Find the string "that" in the records. Copy every line it appears in.

### SUPPLIED INFORMATION
--- --- ---
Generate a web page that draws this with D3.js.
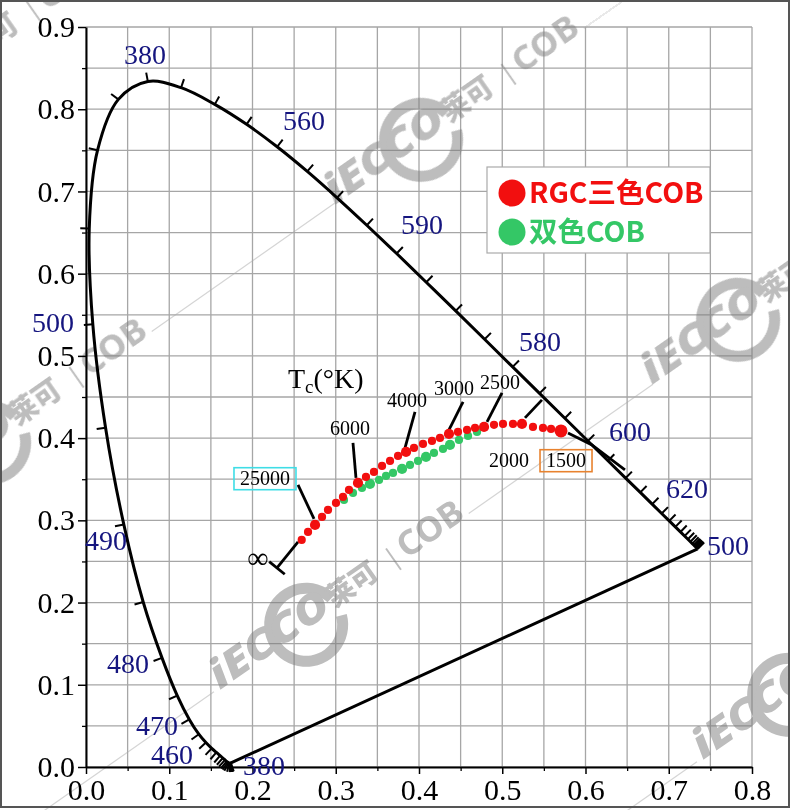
--- --- ---
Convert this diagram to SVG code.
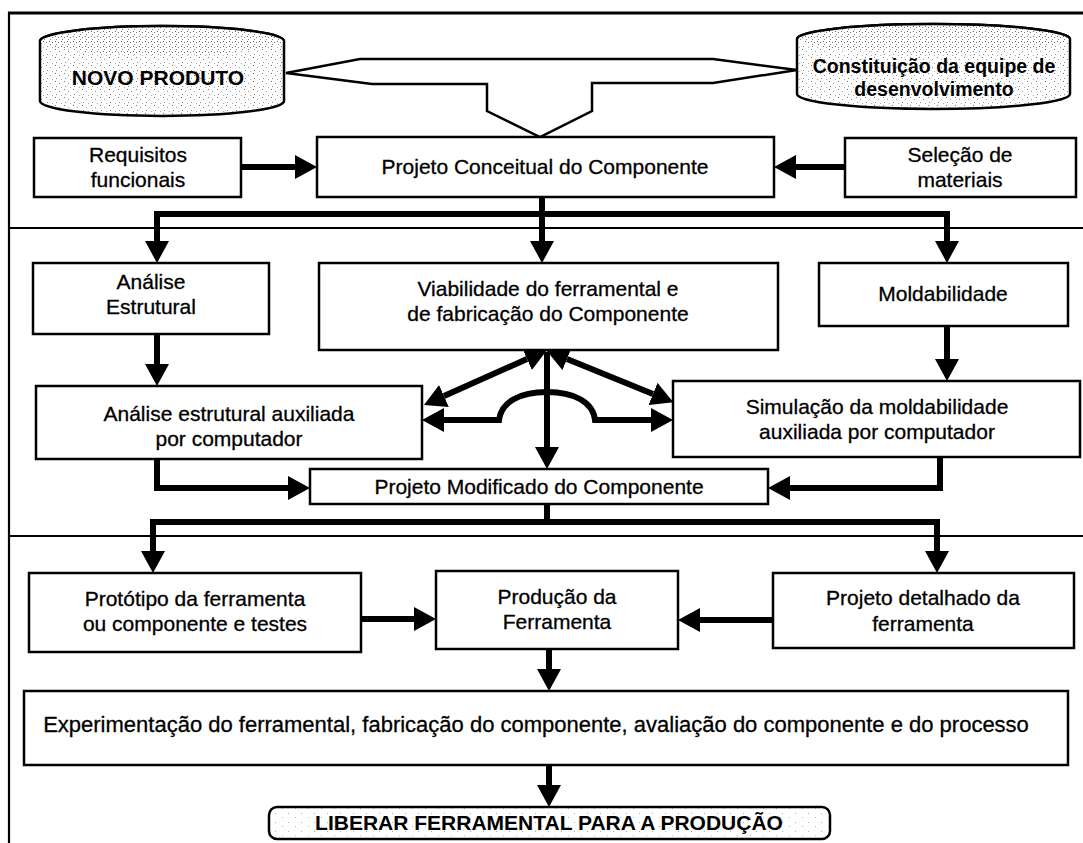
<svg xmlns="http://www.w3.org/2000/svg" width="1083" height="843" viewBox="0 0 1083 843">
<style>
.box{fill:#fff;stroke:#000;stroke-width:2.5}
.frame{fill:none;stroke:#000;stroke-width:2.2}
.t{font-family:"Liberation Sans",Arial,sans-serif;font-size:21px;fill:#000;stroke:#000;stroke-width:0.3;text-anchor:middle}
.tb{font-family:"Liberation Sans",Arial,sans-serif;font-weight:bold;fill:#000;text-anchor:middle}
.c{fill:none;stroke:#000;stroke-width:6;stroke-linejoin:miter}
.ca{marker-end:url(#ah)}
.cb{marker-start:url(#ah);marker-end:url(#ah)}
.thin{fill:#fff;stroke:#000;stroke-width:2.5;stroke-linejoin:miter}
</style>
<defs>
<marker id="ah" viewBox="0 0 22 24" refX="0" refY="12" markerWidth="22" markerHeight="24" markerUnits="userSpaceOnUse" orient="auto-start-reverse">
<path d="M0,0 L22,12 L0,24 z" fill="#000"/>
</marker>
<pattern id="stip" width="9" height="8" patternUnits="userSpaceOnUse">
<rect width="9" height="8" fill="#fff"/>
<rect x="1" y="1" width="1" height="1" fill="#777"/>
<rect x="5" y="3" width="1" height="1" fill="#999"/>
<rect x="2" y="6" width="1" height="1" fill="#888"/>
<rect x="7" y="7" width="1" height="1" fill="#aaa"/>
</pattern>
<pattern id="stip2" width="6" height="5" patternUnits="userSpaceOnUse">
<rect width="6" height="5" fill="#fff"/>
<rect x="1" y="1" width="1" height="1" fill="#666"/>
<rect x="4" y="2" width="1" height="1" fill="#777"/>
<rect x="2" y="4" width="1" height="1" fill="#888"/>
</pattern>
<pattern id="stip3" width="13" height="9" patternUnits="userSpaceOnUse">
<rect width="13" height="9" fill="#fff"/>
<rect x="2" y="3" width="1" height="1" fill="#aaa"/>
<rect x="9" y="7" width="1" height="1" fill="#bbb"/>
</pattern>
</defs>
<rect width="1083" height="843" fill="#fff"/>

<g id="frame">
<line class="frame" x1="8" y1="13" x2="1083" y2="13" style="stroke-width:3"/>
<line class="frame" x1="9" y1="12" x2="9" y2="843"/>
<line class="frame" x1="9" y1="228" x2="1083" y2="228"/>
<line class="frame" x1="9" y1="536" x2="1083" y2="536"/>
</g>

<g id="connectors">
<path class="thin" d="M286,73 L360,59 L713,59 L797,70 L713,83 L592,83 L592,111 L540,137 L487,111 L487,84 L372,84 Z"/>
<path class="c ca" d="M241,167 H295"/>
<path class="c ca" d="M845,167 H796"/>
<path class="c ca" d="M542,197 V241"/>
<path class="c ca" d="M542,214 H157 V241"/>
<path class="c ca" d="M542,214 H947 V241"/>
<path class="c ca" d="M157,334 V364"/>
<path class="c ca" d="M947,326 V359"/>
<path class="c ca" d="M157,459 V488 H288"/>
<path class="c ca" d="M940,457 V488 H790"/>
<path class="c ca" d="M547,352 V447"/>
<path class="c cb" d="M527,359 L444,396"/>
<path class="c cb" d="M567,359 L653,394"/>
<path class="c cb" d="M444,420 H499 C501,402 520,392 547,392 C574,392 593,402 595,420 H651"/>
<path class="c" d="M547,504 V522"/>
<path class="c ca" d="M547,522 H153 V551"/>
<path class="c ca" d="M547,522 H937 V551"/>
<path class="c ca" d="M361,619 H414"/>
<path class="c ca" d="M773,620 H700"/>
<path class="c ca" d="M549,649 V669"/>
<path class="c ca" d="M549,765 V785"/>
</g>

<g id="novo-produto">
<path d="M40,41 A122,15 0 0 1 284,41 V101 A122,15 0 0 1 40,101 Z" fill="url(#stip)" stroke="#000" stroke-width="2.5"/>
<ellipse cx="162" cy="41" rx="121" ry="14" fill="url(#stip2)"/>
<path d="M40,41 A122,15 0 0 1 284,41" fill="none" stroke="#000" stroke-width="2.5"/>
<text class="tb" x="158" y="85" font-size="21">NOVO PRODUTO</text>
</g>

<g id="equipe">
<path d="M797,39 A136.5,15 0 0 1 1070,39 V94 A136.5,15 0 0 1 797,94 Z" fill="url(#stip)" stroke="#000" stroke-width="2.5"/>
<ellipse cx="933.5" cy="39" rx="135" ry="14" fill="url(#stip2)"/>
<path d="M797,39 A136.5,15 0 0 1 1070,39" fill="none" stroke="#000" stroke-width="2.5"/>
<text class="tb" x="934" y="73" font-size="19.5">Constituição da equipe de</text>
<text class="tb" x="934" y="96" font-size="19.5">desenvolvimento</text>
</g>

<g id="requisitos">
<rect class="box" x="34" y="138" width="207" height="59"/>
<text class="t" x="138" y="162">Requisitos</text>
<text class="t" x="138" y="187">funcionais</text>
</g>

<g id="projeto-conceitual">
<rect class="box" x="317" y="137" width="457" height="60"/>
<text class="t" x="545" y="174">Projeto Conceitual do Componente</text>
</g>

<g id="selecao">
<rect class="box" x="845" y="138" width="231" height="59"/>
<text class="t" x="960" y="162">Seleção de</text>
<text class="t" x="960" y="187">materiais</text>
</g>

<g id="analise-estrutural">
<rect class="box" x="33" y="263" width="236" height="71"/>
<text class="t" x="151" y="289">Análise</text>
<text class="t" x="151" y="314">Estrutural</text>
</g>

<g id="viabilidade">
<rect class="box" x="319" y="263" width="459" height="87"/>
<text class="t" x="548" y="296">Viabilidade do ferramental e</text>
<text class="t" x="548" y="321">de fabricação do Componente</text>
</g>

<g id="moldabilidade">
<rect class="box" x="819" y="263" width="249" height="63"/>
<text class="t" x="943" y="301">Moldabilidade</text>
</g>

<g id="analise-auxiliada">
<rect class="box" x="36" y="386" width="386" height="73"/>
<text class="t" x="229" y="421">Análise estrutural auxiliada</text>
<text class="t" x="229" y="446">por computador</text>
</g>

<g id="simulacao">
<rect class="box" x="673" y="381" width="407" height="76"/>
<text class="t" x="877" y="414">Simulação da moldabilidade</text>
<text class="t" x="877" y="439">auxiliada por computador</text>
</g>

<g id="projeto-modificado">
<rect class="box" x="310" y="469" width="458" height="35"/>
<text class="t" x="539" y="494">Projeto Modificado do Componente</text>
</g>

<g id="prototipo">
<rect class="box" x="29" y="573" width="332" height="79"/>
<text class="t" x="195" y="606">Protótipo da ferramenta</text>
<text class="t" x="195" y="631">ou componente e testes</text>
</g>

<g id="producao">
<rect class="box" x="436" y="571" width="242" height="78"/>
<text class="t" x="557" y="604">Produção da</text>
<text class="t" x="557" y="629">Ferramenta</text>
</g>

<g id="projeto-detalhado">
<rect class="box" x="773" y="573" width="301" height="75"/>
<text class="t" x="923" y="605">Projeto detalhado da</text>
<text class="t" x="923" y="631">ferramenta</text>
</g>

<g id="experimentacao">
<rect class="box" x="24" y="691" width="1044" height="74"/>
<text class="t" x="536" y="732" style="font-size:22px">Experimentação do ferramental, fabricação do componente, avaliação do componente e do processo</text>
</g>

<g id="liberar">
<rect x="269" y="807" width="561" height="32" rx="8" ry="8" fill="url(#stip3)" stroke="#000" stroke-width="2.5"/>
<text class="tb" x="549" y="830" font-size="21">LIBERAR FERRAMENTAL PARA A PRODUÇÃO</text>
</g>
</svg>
--- --- ---
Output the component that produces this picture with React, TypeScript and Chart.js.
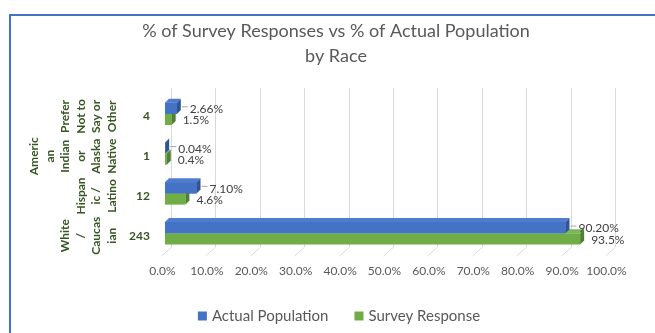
--- --- ---
### OUTPUT OF THE EXERCISE
Generate a web page that draws this with D3.js.
Output the component that produces this picture with React, TypeScript and Chart.js.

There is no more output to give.